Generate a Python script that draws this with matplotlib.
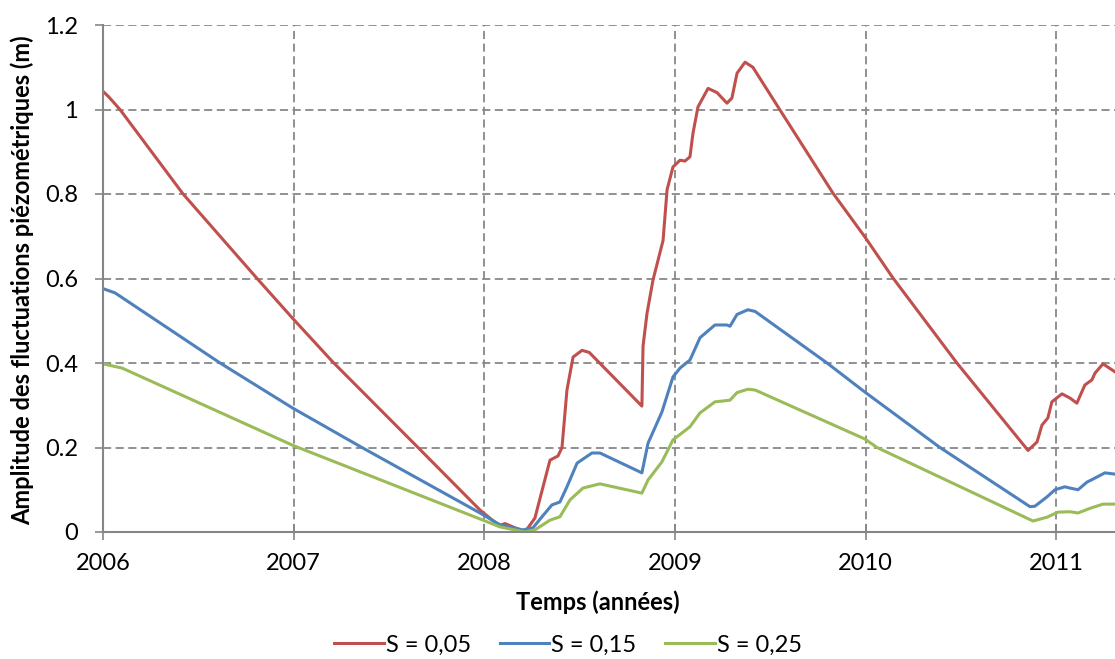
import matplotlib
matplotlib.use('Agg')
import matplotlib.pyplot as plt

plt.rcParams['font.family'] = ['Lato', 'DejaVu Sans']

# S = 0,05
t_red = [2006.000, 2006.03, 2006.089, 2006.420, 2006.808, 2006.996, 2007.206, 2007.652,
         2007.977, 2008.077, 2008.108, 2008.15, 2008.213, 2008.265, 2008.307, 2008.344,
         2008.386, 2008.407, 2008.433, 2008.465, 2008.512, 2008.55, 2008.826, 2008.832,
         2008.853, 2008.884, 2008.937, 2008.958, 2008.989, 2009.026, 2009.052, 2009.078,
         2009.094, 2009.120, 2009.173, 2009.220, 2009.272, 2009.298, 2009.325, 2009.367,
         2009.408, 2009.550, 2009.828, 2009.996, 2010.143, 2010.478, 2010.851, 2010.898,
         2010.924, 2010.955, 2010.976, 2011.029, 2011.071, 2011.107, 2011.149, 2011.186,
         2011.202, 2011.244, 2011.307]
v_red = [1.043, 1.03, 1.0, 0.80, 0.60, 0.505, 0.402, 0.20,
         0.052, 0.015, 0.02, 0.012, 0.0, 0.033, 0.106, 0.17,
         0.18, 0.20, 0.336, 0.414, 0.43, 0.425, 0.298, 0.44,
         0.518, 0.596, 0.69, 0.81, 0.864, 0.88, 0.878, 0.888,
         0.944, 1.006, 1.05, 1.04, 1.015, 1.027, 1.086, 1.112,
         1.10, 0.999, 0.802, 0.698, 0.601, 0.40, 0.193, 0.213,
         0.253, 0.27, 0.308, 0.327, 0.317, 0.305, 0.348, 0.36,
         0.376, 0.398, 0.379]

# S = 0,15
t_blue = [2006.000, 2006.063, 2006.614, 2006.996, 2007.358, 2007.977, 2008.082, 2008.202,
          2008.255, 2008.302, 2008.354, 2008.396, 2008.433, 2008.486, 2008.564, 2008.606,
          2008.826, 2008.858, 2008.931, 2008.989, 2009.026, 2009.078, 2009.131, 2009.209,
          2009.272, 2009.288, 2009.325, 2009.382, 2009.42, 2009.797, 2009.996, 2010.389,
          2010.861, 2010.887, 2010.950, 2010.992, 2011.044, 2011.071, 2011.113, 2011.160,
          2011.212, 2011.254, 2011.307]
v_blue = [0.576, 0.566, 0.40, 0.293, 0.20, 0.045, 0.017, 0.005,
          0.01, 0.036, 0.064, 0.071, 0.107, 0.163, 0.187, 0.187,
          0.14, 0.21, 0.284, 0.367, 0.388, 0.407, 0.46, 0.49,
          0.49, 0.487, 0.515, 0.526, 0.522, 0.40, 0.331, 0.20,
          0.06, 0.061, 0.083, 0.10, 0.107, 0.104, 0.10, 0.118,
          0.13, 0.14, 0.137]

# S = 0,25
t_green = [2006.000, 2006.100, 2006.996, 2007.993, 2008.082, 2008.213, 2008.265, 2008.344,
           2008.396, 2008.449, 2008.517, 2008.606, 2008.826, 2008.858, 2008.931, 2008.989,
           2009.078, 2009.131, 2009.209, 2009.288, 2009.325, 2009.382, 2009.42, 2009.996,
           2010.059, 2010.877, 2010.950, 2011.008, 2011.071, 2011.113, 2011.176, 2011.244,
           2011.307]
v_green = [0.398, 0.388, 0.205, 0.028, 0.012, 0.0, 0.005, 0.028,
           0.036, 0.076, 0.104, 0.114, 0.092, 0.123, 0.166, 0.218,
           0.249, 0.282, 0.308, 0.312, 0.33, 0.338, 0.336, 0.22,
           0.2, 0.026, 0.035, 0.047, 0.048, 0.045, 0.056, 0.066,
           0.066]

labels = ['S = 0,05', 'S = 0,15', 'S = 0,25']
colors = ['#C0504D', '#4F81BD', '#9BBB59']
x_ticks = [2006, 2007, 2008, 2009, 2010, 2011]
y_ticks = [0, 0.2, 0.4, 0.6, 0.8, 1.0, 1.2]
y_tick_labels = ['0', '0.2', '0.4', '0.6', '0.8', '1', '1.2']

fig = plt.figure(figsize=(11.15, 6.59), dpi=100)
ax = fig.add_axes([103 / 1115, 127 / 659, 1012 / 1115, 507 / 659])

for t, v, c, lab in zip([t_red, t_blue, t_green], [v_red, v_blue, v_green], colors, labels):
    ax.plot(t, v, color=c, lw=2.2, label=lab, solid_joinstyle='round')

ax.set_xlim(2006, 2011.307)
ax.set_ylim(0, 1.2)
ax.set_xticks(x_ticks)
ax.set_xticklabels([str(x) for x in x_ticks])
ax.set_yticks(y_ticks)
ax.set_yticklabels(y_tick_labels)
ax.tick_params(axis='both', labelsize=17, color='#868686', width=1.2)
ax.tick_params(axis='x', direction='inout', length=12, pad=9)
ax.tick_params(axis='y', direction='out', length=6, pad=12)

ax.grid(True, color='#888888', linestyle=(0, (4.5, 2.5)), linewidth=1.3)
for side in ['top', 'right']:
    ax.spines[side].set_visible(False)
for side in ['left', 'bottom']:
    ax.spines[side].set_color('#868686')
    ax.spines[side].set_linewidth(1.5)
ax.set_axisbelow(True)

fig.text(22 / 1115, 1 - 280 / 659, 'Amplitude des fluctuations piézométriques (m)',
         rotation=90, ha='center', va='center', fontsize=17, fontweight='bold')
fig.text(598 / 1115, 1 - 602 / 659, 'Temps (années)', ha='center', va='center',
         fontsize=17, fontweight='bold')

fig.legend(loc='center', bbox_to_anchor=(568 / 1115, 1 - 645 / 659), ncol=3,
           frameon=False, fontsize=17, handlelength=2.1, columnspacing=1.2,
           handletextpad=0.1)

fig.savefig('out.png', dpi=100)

[Problem to work on] Count the lines of the data that include the string "matplotlib", and give only that number.

[Final result] 4